Columbus Day is observed in the United States on the second Monday of October. It recognizes the historic voyage and arrival of Italian explorer, Christopher Columbus who sailed to the Americas on October 12, 1492. In 2021 Columbus Day is Monday, October 11th.
|2022||Monday, October 10|
|2023||Monday, October 9|
|2024||Monday, October 14|
This year (2021), the second Monday happens to fall on the historic anniversary date of October 11th.
When Did Columbus Day Become A Holiday?
Columbus Day was declared a national holiday in 1937 by President Franklin Delano Roosevelt. Since 1971, Columbus Day has been observed annually as a federal government holiday on the second Monday of October. All federal offices are closed in recognition of the day.
This holiday is not only celebrated in the United States, but also in Italy, Spain, and other countries in South America. However, the celebrations in these countries center around Hispanic culture and indigenous peoples.
The Famous Voyage of Christopher Columbus
As early as 1420, Portuguese explorers were sailing south along the West African coast and around the Cape of Good Hope, South Africa, transporting riches of the land: gold, spices, and other goods from Africa and Asia to Europe. Instead of sailing around the huge continent of Africa as the Portuguese were doing, Columbus thought he could find a more direct route by sailing west instead.
Understanding that the world was round and not flat, Columbus had no fear of venturing in uncharted waters. Securing financial support from King Ferdinand and Queen Isabella of Spain, Columbus set sail in August of 1492. He sailed across the “Ocean Blue”—the Atlantic Ocean. Thinking he had reached Asia on October 12, 1492, Columbus actually landed at an island in the Bahamas. Continuing the voyage, he spotted Cuba, assuming it was China. For the next few months, Columbus sailed and explored the Caribbean islands in search of riches to bring back to Spain.
He founded a colony for Spain in the Americas on the island of Hispaniola, (present day Dominican Republic and Haiti) with 39 of his men before returning to Spain in January 1493. Columbus sailed across the Atlantic three more times. On his third voyage, Columbus finally realized that he had never reached Asia, but landed on a continent he hadn’t previously known existed.
Leif Erikson – The First To Reach America?
Was Columbus the first European to set foot on North America? Turns out, Viking explorer Leif Erikson reached the continent of North America around the year 1000, almost 500 years before Christopher Columbus was born. Erikson is the first European explorer known to reach North America. After sailing across the Atlantic, Erikson landed at what is now known as Canada. In 1964, President Lyndon Johnson declared October 9th as Leif Erikson Day, although it’s not a national holiday.
Why is there a Columbus Day if he wasn’t the first European to reach this continent?
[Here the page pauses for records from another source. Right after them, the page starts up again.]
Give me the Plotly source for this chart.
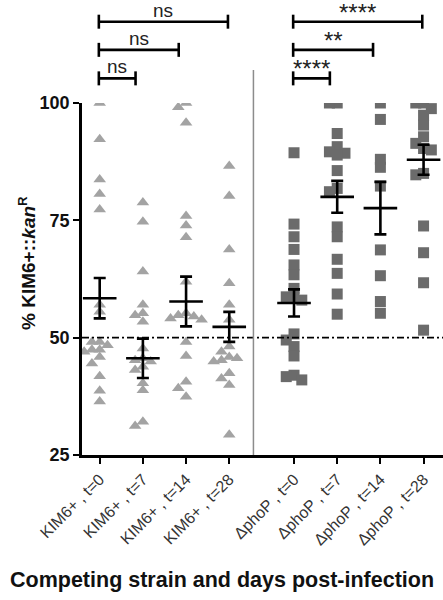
import plotly.graph_objects as go

# ---------------- data ----------------
categories = ["KIM6+ , t=0", "KIM6+ , t=7", "KIM6+ , t=14", "KIM6+ , t=28",
              "\u0394phoP , t=0", "\u0394phoP , t=7", "\u0394phoP , t=14", "\u0394phoP , t=28"]

kim_t0 = [100, 92.3, 83.7, 80.6, 77.3, 57.0, 55.5, 49.1, 49.1, 48.4, 47.4, 47.0, 47.4, 45.9, 44.5, 41.8, 38.7, 36.4]
kim_t7 = [78.8, 74.7, 64.1, 57.0, 55.2, 54.8, 53.4, 47.7, 45.6, 45.2, 44.9, 43.8, 43.1, 40.3, 38.8, 32.1, 31.2]
kim_t14 = [100, 99.1, 95.8, 75.9, 73.9, 71.4, 61.9, 55.2, 54.8, 54.5, 54.1, 53.8, 49.1, 46.1, 40.6, 39.2, 37.4]
kim_t28 = [86.6, 80.2, 68.8, 61.6, 57.0, 53.8, 48.1, 47.0, 45.9, 45.6, 45.2, 44.9, 42.4, 41.3, 39.9, 29.3]
pho_t0 = [89.4, 74.2, 71.5, 68.8, 65.5, 63.4, 60.5, 58.7, 58.7, 58.0, 50.8, 49.5, 48.1, 46.1, 42.0, 41.7, 41.0]
pho_t7 = [100, 100, 93.5, 90.7, 89.3, 89.6, 88.9, 85.6, 81.8, 81.1, 73.6, 71.5, 66.7, 63.7, 59.3, 55.0]
pho_t14 = [100, 96.5, 88.0, 86.3, 82.3, 68.7, 63.2, 57.7, 55.2]
pho_t28 = [100, 100, 98.8, 97.4, 95.3, 92.8, 91.4, 90.0, 90.3, 84.7, 85.0, 73.8, 68.1, 61.7, 51.6]

series = [kim_t0, kim_t7, kim_t14, kim_t28, pho_t0, pho_t7, pho_t14, pho_t28]

means = [58.4, 45.6, 57.7, 52.3, 57.4, 80.0, 77.6, 87.9]
sems = [4.3, 4.2, 5.3, 3.2, 2.9, 3.4, 5.6, 3.2]

ref_line = 50
y_ticks = [25, 50, 75, 100]

# comparisons: (from category, to category, label)
comparisons = [(0, 1, "ns"), (0, 2, "ns"), (0, 3, "ns"),
               (4, 5, "****"), (4, 6, "**"), (4, 7, "****")]

# ---------------- layout helpers ----------------
W, H = 443, 600
ML, MR, MT, MB = 82, 0, 103, 145
XR = [-0.41, 7.95]
YR = [25, 100]
PW, PH = W - ML - MR, H - MT - MB
px_per_x = PW / (XR[1] - XR[0])
px_per_y = PH / (YR[1] - YR[0])

# category positions: gap of half a slot between the two strains
pos = [i if i < 4 else i + 0.5 for i in range(len(categories))]


def swarm(vals, center, step=0.18, mind=7.0, maxk=2):
    placed = []
    xs = [None] * len(vals)
    order = sorted(range(len(vals)), key=lambda k: -vals[k])
    for k in order:
        v = vals[k]
        best, best_d = 0.0, -1
        for j in range(0, 2 * maxk + 1):
            m = (j + 1) // 2 * (-1 if j % 2 else 1)
            dx = m * step
            dmin = 1e9
            for (px, py) in placed:
                ddx = (dx - px) * px_per_x
                ddy = (v - py) * px_per_y
                dmin = min(dmin, (ddx * ddx + ddy * ddy) ** 0.5)
            if dmin >= mind:
                best = dx
                break
            if dmin > best_d:
                best, best_d = dx, dmin
        placed.append((best, v))
        xs[k] = center + best
    return xs


fig = go.Figure()

for i, vals in enumerate(series):
    kim = i < 4
    fig.add_trace(go.Scatter(
        x=swarm(vals, pos[i]), y=vals, mode="markers",
        marker=dict(symbol="triangle-up" if kim else "square",
                    size=11,
                    color="#a3a3a3" if kim else "#6b6b6b",
                    line=dict(width=0)),
        showlegend=False, hoverinfo="y"))

fig.add_trace(go.Scatter(
    x=pos, y=means, mode="markers",
    marker=dict(symbol="line-ew", size=24, line=dict(width=2.6, color="black"), color="black"),
    error_y=dict(type="data", array=sems, visible=True, width=6, thickness=2.6, color="black"),
    showlegend=False, hoverinfo="y"))

shapes = []
# reference line at 50
shapes.append(dict(type="line", xref="paper", yref="y", x0=0, x1=1, y0=ref_line, y1=ref_line,
                   line=dict(color="black", width=1.6, dash="7px,3px,2px,3px"), layer="above"))
# divider between strains
div_x = (pos[3] + pos[4]) / 2 - 0.19
shapes.append(dict(type="line", xref="x", yref="paper", x0=div_x, x1=div_x, y0=0, y1=1.094,
                   line=dict(color="#8c8c8c", width=1.5)))

annotations = []
levels = {1: 1.070, 2: 1.151, 3: 1.231}
tick_half = 7 / PH
for a, b, lab in comparisons:
    span = b - a
    lvl = levels[span]
    x0 = pos[a] - 0.02
    x1 = pos[b] - (0.03 if span == 3 else 0.17)
    shapes.append(dict(type="line", xref="x", yref="paper", x0=x0, x1=x1, y0=lvl, y1=lvl,
                       line=dict(color="black", width=2.6)))
    for xx in (x0, x1):
        shapes.append(dict(type="line", xref="x", yref="paper", x0=xx, x1=xx,
                           y0=lvl - tick_half, y1=lvl + tick_half,
                           line=dict(color="black", width=2.6)))
    is_star = "*" in lab
    annotations.append(dict(
        x=(x0 + x1) / 2, y=lvl + (-1 if not is_star else -6) / PH,
        xref="x", yref="paper", text=lab, showarrow=False,
        xanchor="center", yanchor="bottom",
        font=dict(size=19 if not is_star else 24, color="#222",
                  family="Liberation Sans, Arial, sans-serif")))

# x-axis title (centred on the whole figure)
annotations.append(dict(
    x=(222 - ML) / PW, y=(H - MB - 580) / PH,
    xref="paper", yref="paper", text="<b>Competing strain and days post-infection</b>",
    showarrow=False, xanchor="center", yanchor="middle",
    font=dict(size=21.5, color="#111", family="Liberation Sans, Arial, sans-serif")))

# y-axis title
annotations.append(dict(
    x=(27 - ML) / PW, y=(H - MB - 263) / PH,
    xref="paper", yref="paper", text="<b>% KIM6+::<i>kan</i><sup>R</sup></b>",
    showarrow=False, xanchor="center", yanchor="middle", textangle=-90,
    font=dict(size=19, color="#111", family="Liberation Sans, Arial, sans-serif")))

fig.update_layout(
    width=W, height=H,
    margin=dict(l=ML, r=MR, t=MT, b=MB, pad=0),
    plot_bgcolor="white", paper_bgcolor="white",
    font=dict(family="Liberation Sans, Arial, sans-serif", color="#111"),
    shapes=shapes, annotations=annotations,
    xaxis=dict(range=XR, tickvals=pos, ticktext=categories, tickangle=-45,
               showgrid=False, zeroline=False, showline=True, linecolor="black",
               linewidth=2.6, ticks="outside", ticklen=6, tickwidth=2.4, tickcolor="black",
               tickfont=dict(size=16, color="#333"), automargin=False),
    yaxis=dict(range=YR, tickvals=y_ticks, showgrid=False, zeroline=False,
               showline=True, linecolor="black", linewidth=2.6,
               ticks="outside", ticklen=6, tickwidth=2.4, tickcolor="black",
               tickfont=dict(size=18, color="#111", weight="bold"), automargin=False),
)

fig.write_html("out.html", config={"displayModeBar": False},
               post_script="document.body.style.margin='0';")
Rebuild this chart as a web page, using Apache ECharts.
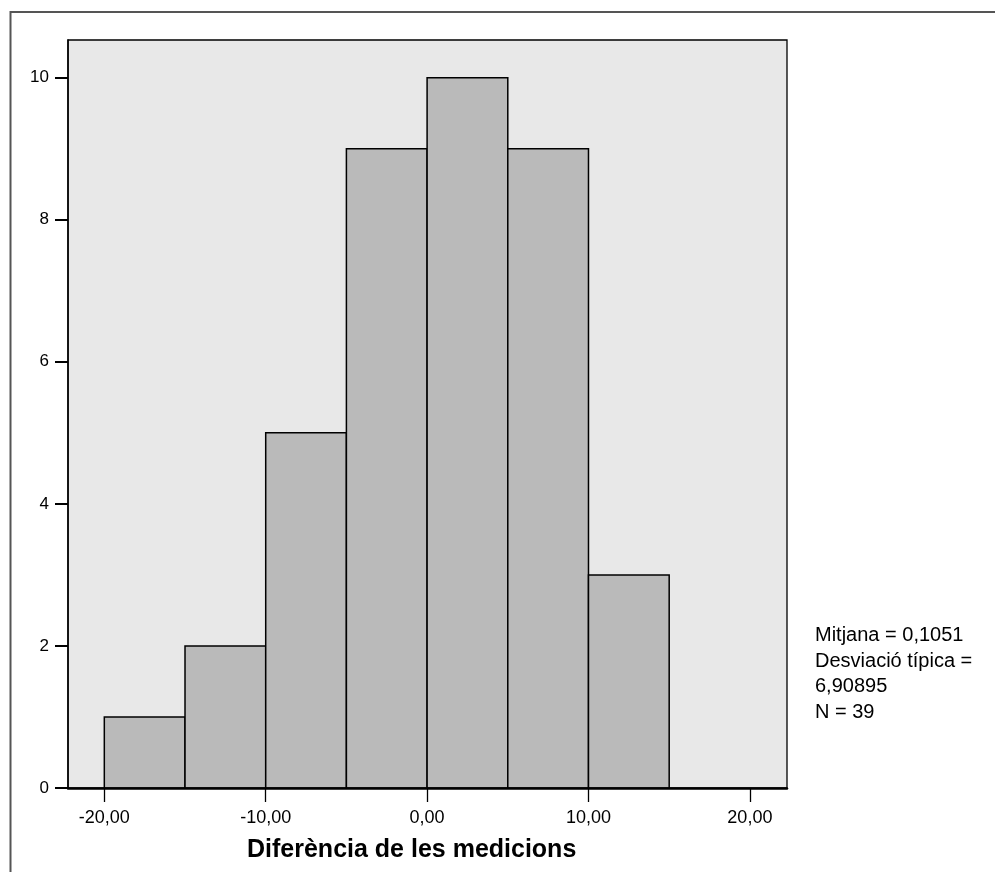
<!DOCTYPE html>
<html>
<head>
<meta charset="utf-8">
<script src="https://cdn.jsdelivr.net/npm/echarts@6/dist/echarts.min.js"></script>
<style>
html,body{margin:0;padding:0;background:#fff;}
#chart{width:995px;height:872px;}
</style>
</head>
<body>
<div id="chart"></div>
<script>
// ---- data ----
const binStarts = [-20, -15, -10, -5, 0, 5, 10];
const binEnds   = [-15, -10, -5, 0, 5, 10, 15];
const counts    = [1, 2, 5, 9, 10, 9, 3];
const xTicks = [-20, -10, 0, 10, 20];
const yTicks = [0, 2, 4, 6, 8, 10];
const xTitle = 'Diferència de les medicions';
const statsLines = ['Mitjana = 0,1051', 'Desviació típica =', '6,90895', 'N = 39'];

const FONT = '"Liberation Sans", Arial, Helvetica, sans-serif';
const chart = echarts.init(document.getElementById('chart'), null, {renderer: 'canvas'});

const histData = binStarts.map((s, i) => [s, binEnds[i], counts[i]]);

const option = {
  animation: false,
  backgroundColor: '#ffffff',
  grid: {
    left: 68, right: 208, top: 40, bottom: 84,
    show: true, backgroundColor: '#e8e8e8', borderColor: '#000', borderWidth: 1.3
  },
  xAxis: {
    type: 'value', min: -22.25, max: 22.3, z: 10,
    axisLine: {show: true, onZero: false, lineStyle: {color: '#000', width: 2.5}},
    axisTick: {show: true, customValues: xTicks, length: 14, lineStyle: {color: '#000', width: 1.3}},
    axisLabel: {
      customValues: xTicks, margin: 21, color: '#000', fontFamily: FONT, fontSize: 18,
      formatter: v => v.toFixed(2).replace('.', ',')
    },
    splitLine: {show: false}
  },
  yAxis: {
    type: 'value', min: 0, max: 10.53, z: 10,
    axisLine: {show: true, onZero: false, lineStyle: {color: '#000', width: 1.5}},
    axisTick: {show: true, customValues: yTicks, length: 13, lineStyle: {color: '#000', width: 2}},
    axisLabel: {
      customValues: yTicks, margin: 19, color: '#000', fontFamily: FONT, fontSize: 17,
      formatter: v => String(Math.round(v))
    },
    splitLine: {show: false}
  },
  series: [{
    type: 'custom',
    data: histData,
    encode: {x: [0, 1], y: 2},
    renderItem: function (params, api) {
      const p0 = api.coord([api.value(0), 0]);
      const p1 = api.coord([api.value(1), api.value(2)]);
      return {
        type: 'rect',
        shape: {x: p0[0], y: p1[1], width: p1[0] - p0[0], height: p0[1] - p1[1]},
        style: {fill: '#bababa', stroke: '#000', lineWidth: 1.5}
      };
    }
  }],
  graphic: [
    {
      type: 'rect', silent: true, z: 0,
      shape: {x: 10.5, y: 12, width: 1100, height: 1000},
      style: {fill: 'none', stroke: '#555', lineWidth: 2}
    },
    {
      type: 'text', left: 410 - 163, top: 838, z: 20,
      style: {text: xTitle, fill: '#000', font: 'bold 25px ' + FONT}
    },
    {
      type: 'text', left: 815, top: 623, z: 20,
      style: {text: statsLines.join('\n'), fill: '#000', font: '20px ' + FONT, lineHeight: 25.5}
    }
  ]
};
chart.setOption(option);
</script>
</body>
</html>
Vast transatlantic trade possibilities and colonization played a key part in the significance and enthusiasm of Columbus’ findings. His four voyages raised world-wide awareness and interest in the “New World” and all it had to offer.
Columbus Day or Indigenous Peoples’ Day?
Many have asked if Columbus Day is a holiday our nation should continue to celebrate. This question is raised as historical details of the Columbus years are considered. Along with colonization and new transatlantic trade routes came disease, brutality, enslavement, and death to indigenous people.
In the early 1990s, Indigenous Peoples’ Day was introduced, with South Dakota being the first state to rename Columbus Day in 1990. In various cities and states across the nation, it is celebrated in addition to or instead of Columbus Day to bring awareness of the rich cultural heritage and contributions of the Native American people.
In 2019, Washington, D.C. passed a resolution to recognize the second Monday in October as Indigenous People’s Day instead of Columbus Day. The National Congress of American Indians, founded in 1944, responded with this statement,
This change allows the opportunity to bring more awareness to the unique, rich history of this land that is inextricably tied to the first peoples of this country and predates the voyage of Christopher Columbus. It also acknowledges American Indians and Alaska Natives as thriving, contemporary sovereign nations who hold their rightful place among the American family of governments.